* _TASK BRIEF_:
Please transcribe the listing below in full and word for word, without its pictures.

* _GIVEN MATERIAL_:
# # #

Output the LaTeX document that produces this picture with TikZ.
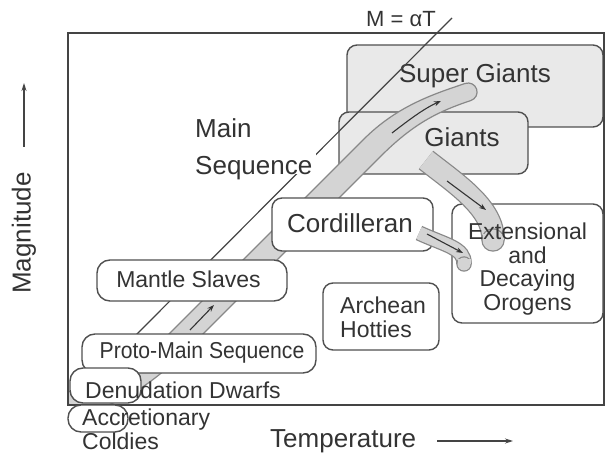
\documentclass[tikz,border=0pt]{standalone}
\usepackage{fontspec}
\setmainfont{Liberation Sans}
\usetikzlibrary{arrows.meta,calc}
\pgfdeclarelayer{bg}
\pgfdeclarelayer{bands}
\pgfdeclarelayer{front}
\pgfdeclarelayer{fronttext}
\pgfsetlayers{bg,bands,main,front,fronttext}
\definecolor{textc}{HTML}{333333}
\definecolor{linec}{HTML}{444444}
\definecolor{boxc}{HTML}{505050}
\definecolor{bandfill}{HTML}{D4D4D4}
\definecolor{bandedge}{HTML}{888888}
\definecolor{giantfill}{HTML}{E9E9E9}
\begin{document}
\begin{tikzpicture}[x=1pt,y=-1pt,
  box/.style={draw=boxc, line width=1.4pt, rounded corners=10pt, fill=white, inner sep=0pt},
  roundbox/.style={box, rounded corners=13pt},
  gbox/.style={box, fill=giantfill},
  txt/.style={text=textc, inner sep=0pt},
  big/.style={font=\fontsize{26}{30}\selectfont},
  small/.style={font=\fontsize{23}{24}\selectfont},
  tip/.style={-{Stealth[length=7pt,width=5pt]}, draw=textc, line width=1.1pt},
  axarrow/.style={-{Stealth[length=8pt,width=5pt]}, draw=linec, line width=1.1pt},
  bandout/.style={draw=bandedge},
  bandin/.style={draw=bandfill}
]
\useasboundingbox (0,0) rectangle (605,454);

% frame
\draw[draw=linec, line width=1.8pt] (68,33) rectangle (604,405);

% giant boxes (background)
\begin{pgfonlayer}{bg}
\node[gbox, minimum width=256pt, minimum height=82pt] (sgbox) at (475,86) {};
\node[gbox, minimum width=189pt, minimum height=62pt] (gbox) at (433.5,143) {};
\node[txt, big, anchor=base] (sg) at (475,83) {Super Giants};
\node[txt, big, anchor=base] (g) at (462,147) {Giants};
\end{pgfonlayer}

% coordinates
\coordinate (L1) at (452,18);
\coordinate (L2) at (128,343);
\coordinate (mbA) at (75,412);
\coordinate (mbB) at (166.5,336.5);
\coordinate (mbC) at (363.5,139.5);
\coordinate (mbL) at (465.1,83.5);
\coordinate (mbT) at (476.6,89.1);
\coordinate (mbR) at (470.9,100.5);
\coordinate (mbC2) at (380.5,156.5);
\coordinate (mbB2) at (183.5,353.5);
\coordinate (gE) at (426,160);
\coordinate (gF) at (493,240);
\coordinate (cG) at (419,233);
\coordinate (cH) at (464,264);

% line M = alpha T and main band
\begin{pgfonlayer}{bands}
\draw[draw=linec, line width=1.2pt] (L1) -- (L2);
\begin{scope}
\clip (68,33) rectangle (604,405);
\draw[fill=bandfill, draw=bandedge, line width=1.2pt]
  (mbA) -- (60,393) .. controls (100,388) and (132,372) .. (mbB) -- (mbC)
  .. controls (396.5,106.5) and (432,94.5) .. (mbL)
  .. controls (469.9,81.9) and (475.0,84.3) .. (mbT)
  .. controls (478.2,93.9) and (475.7,98.9) .. (mbR)
  .. controls (438,111.5) and (413.5,123.5) .. (mbC2) -- (mbB2)
  .. controls (150,385) and (115,410) .. cycle;
\end{scope}
\coordinate (a1s) at (190,330);
\coordinate (a1e) at (214,305);
\coordinate (a2s) at (392,133);
\coordinate (a2e) at (441,101);
\draw[tip] (a1s) -- (a1e);
\draw[tip] (a2s) .. controls (410,119) and (425,108) .. (a2e);
\end{pgfonlayer}

% white boxes
\node[box, minimum width=161pt, minimum height=53pt] (cordbox) at (352.5,224.5) {};
\node[roundbox, minimum width=190pt, minimum height=41pt] (mantlebox) at (192,280.5) {};
\node[roundbox, minimum width=234pt, minimum height=39pt] (protobox) at (199,353.5) {};
\node[roundbox, minimum width=71pt, minimum height=35pt] (denbox) at (105.5,385.5) {};
\node[roundbox, minimum width=60pt, minimum height=27pt] (accbox) at (98,418.5) {};
\node[box, minimum width=116pt, minimum height=67pt] (archbox) at (381,316.5) {};
\node[box, minimum width=151pt, minimum height=119pt] (extbox) at (527.5,263.5) {};

% texts
\node[txt, big, anchor=base] (cord) at (350,233) {Cordilleran};
\node[txt, small, anchor=base] (mantle) at (188.5,288) {Mantle Slaves};
\node[txt, small, anchor=base] (proto) at (202,358) {\scalebox{0.92}[1]{Proto-Main Sequence}};
\node[txt, small, anchor=base west] (den) at (85,398) {Denudation Dwarfs};
\node[txt, anchor=north west, align=left, font=\fontsize{23}{23.5}\selectfont] (acc) at (82,409) {Accretionary\\Coldies};
\node[txt, small, anchor=north west, align=left] (arch) at (340,297) {Archean\\Hotties};
\node[txt, anchor=north west, align=left, fill=white, inner xsep=4pt, inner ysep=0pt, text depth=0pt,
      font=\fontsize{26}{37}\selectfont] (mainseq) at (191,118) {Main\\Sequence};

% side bands
\begin{pgfonlayer}{front}
\draw[bandout, line width=23.5pt, line cap=butt] (gE) .. controls (455,183) and (494,208) .. (gF);
\draw[bandin, line width=21pt] (gE) .. controls (455,183) and (494,208) .. (gF);
\fill[bandedge] (gF) circle (11.75pt);
\fill[bandfill] (gF) circle (10.5pt);
\draw[bandin, line width=21pt] ($(gF)+(0,-6)$) -- (gF);
\draw[bandout, line width=15.5pt] (cG) .. controls (445,245) and (465,248) .. (cH);
\draw[bandin, line width=13pt] (cG) .. controls (445,245) and (465,248) .. (cH);
\fill[bandedge] (cH) circle (7.75pt);
\fill[bandfill] (cH) circle (6.5pt);
\draw[bandin, line width=13pt] ($(cH)+(0,-5)$) -- (cH);
\coordinate (a3s) at (447,181);
\coordinate (a3e) at (486,210);
\coordinate (a4s) at (427,234);
\coordinate (a4e) at (463,253);
\draw[tip] (a3s) -- (a3e);
\draw[tip] (a4s) -- (a4e);
\end{pgfonlayer}

\begin{pgfonlayer}{fronttext}
\node[txt, anchor=north, align=center, font=\fontsize{23}{23.5}\selectfont] (ext) at (527.5,223) {Extensional\\and\\Decaying\\Orogens};
\end{pgfonlayer}

% axis labels
\node[txt, font=\fontsize{22}{26}\selectfont, anchor=base west] (malpha) at (366,27) {M = αT};
\node[txt, big, anchor=base west] (temp) at (270,447) {Temperature};
\node[txt, big, rotate=90] (mag) at (24,233) {Magnitude};
\coordinate (tA) at (437,441);
\coordinate (tB) at (513,441);
\coordinate (mA) at (24,147);
\coordinate (mB) at (24,83);
\draw[axarrow] (tA) -- (tB);
\draw[axarrow] (mA) -- (mB);
\end{tikzpicture}
\end{document}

# # #

* _SOLUTION TO THE EXERCISE_:
Output the LaTeX document that produces this picture with TikZ.
\documentclass[tikz,border=0pt]{standalone}
\usepackage{fontspec}
\setmainfont{Liberation Sans}
\usetikzlibrary{arrows.meta,calc}
\pgfdeclarelayer{bg}
\pgfdeclarelayer{bands}
\pgfdeclarelayer{front}
\pgfdeclarelayer{fronttext}
\pgfsetlayers{bg,bands,main,front,fronttext}
\definecolor{textc}{HTML}{333333}
\definecolor{linec}{HTML}{444444}
\definecolor{boxc}{HTML}{505050}
\definecolor{bandfill}{HTML}{D4D4D4}
\definecolor{bandedge}{HTML}{888888}
\definecolor{giantfill}{HTML}{E9E9E9}
\begin{document}
\begin{tikzpicture}[x=1pt,y=-1pt,
  box/.style={draw=boxc, line width=1.4pt, rounded corners=10pt, fill=white, inner sep=0pt},
  roundbox/.style={box, rounded corners=13pt},
  gbox/.style={box, fill=giantfill},
  txt/.style={text=textc, inner sep=0pt},
  big/.style={font=\fontsize{26}{30}\selectfont},
  small/.style={font=\fontsize{23}{24}\selectfont},
  tip/.style={-{Stealth[length=7pt,width=5pt]}, draw=textc, line width=1.1pt},
  axarrow/.style={-{Stealth[length=8pt,width=5pt]}, draw=linec, line width=1.1pt},
  bandout/.style={draw=bandedge},
  bandin/.style={draw=bandfill}
]
\useasboundingbox (0,0) rectangle (605,454);

% frame
\draw[draw=linec, line width=1.8pt] (68,33) rectangle (604,405);

% giant boxes (background)
\begin{pgfonlayer}{bg}
\node[gbox, minimum width=256pt, minimum height=82pt] (sgbox) at (475,86) {};
\node[gbox, minimum width=189pt, minimum height=62pt] (gbox) at (433.5,143) {};
\node[txt, big, anchor=base] (sg) at (475,83) {Super Giants};
\node[txt, big, anchor=base] (g) at (462,147) {Giants};
\end{pgfonlayer}

% coordinates
\coordinate (L1) at (452,18);
\coordinate (L2) at (128,343);
\coordinate (mbA) at (75,412);
\coordinate (mbB) at (166.5,336.5);
\coordinate (mbC) at (363.5,139.5);
\coordinate (mbL) at (465.1,83.5);
\coordinate (mbT) at (476.6,89.1);
\coordinate (mbR) at (470.9,100.5);
\coordinate (mbC2) at (380.5,156.5);
\coordinate (mbB2) at (183.5,353.5);
\coordinate (gE) at (426,160);
\coordinate (gF) at (493,240);
\coordinate (cG) at (419,233);
\coordinate (cH) at (464,264);

% line M = alpha T and main band
\begin{pgfonlayer}{bands}
\draw[draw=linec, line width=1.2pt] (L1) -- (L2);
\begin{scope}
\clip (68,33) rectangle (604,405);
\draw[fill=bandfill, draw=bandedge, line width=1.2pt]
  (mbA) -- (60,393) .. controls (100,388) and (132,372) .. (mbB) -- (mbC)
  .. controls (396.5,106.5) and (432,94.5) .. (mbL)
  .. controls (469.9,81.9) and (475.0,84.3) .. (mbT)
  .. controls (478.2,93.9) and (475.7,98.9) .. (mbR)
  .. controls (438,111.5) and (413.5,123.5) .. (mbC2) -- (mbB2)
  .. controls (150,385) and (115,410) .. cycle;
\end{scope}
\coordinate (a1s) at (190,330);
\coordinate (a1e) at (214,305);
\coordinate (a2s) at (392,133);
\coordinate (a2e) at (441,101);
\draw[tip] (a1s) -- (a1e);
\draw[tip] (a2s) .. controls (410,119) and (425,108) .. (a2e);
\end{pgfonlayer}

% white boxes
\node[box, minimum width=161pt, minimum height=53pt] (cordbox) at (352.5,224.5) {};
\node[roundbox, minimum width=190pt, minimum height=41pt] (mantlebox) at (192,280.5) {};
\node[roundbox, minimum width=234pt, minimum height=39pt] (protobox) at (199,353.5) {};
\node[roundbox, minimum width=71pt, minimum height=35pt] (denbox) at (105.5,385.5) {};
\node[roundbox, minimum width=60pt, minimum height=27pt] (accbox) at (98,418.5) {};
\node[box, minimum width=116pt, minimum height=67pt] (archbox) at (381,316.5) {};
\node[box, minimum width=151pt, minimum height=119pt] (extbox) at (527.5,263.5) {};

% texts
\node[txt, big, anchor=base] (cord) at (350,233) {Cordilleran};
\node[txt, small, anchor=base] (mantle) at (188.5,288) {Mantle Slaves};
\node[txt, small, anchor=base] (proto) at (202,358) {\scalebox{0.92}[1]{Proto-Main Sequence}};
\node[txt, small, anchor=base west] (den) at (85,398) {Denudation Dwarfs};
\node[txt, anchor=north west, align=left, font=\fontsize{23}{23.5}\selectfont] (acc) at (82,409) {Accretionary\\Coldies};
\node[txt, small, anchor=north west, align=left] (arch) at (340,297) {Archean\\Hotties};
\node[txt, anchor=north west, align=left, fill=white, inner xsep=4pt, inner ysep=0pt, text depth=0pt,
      font=\fontsize{26}{37}\selectfont] (mainseq) at (191,118) {Main\\Sequence};

% side bands
\begin{pgfonlayer}{front}
\draw[bandout, line width=23.5pt, line cap=butt] (gE) .. controls (455,183) and (494,208) .. (gF);
\draw[bandin, line width=21pt] (gE) .. controls (455,183) and (494,208) .. (gF);
\fill[bandedge] (gF) circle (11.75pt);
\fill[bandfill] (gF) circle (10.5pt);
\draw[bandin, line width=21pt] ($(gF)+(0,-6)$) -- (gF);
\draw[bandout, line width=15.5pt] (cG) .. controls (445,245) and (465,248) .. (cH);
\draw[bandin, line width=13pt] (cG) .. controls (445,245) and (465,248) .. (cH);
\fill[bandedge] (cH) circle (7.75pt);
\fill[bandfill] (cH) circle (6.5pt);
\draw[bandin, line width=13pt] ($(cH)+(0,-5)$) -- (cH);
\coordinate (a3s) at (447,181);
\coordinate (a3e) at (486,210);
\coordinate (a4s) at (427,234);
\coordinate (a4e) at (463,253);
\draw[tip] (a3s) -- (a3e);
\draw[tip] (a4s) -- (a4e);
\end{pgfonlayer}

\begin{pgfonlayer}{fronttext}
\node[txt, anchor=north, align=center, font=\fontsize{23}{23.5}\selectfont] (ext) at (527.5,223) {Extensional\\and\\Decaying\\Orogens};
\end{pgfonlayer}

% axis labels
\node[txt, font=\fontsize{22}{26}\selectfont, anchor=base west] (malpha) at (366,27) {M = αT};
\node[txt, big, anchor=base west] (temp) at (270,447) {Temperature};
\node[txt, big, rotate=90] (mag) at (24,233) {Magnitude};
\coordinate (tA) at (437,441);
\coordinate (tB) at (513,441);
\coordinate (mA) at (24,147);
\coordinate (mB) at (24,83);
\draw[axarrow] (tA) -- (tB);
\draw[axarrow] (mA) -- (mB);
\end{tikzpicture}
\end{document}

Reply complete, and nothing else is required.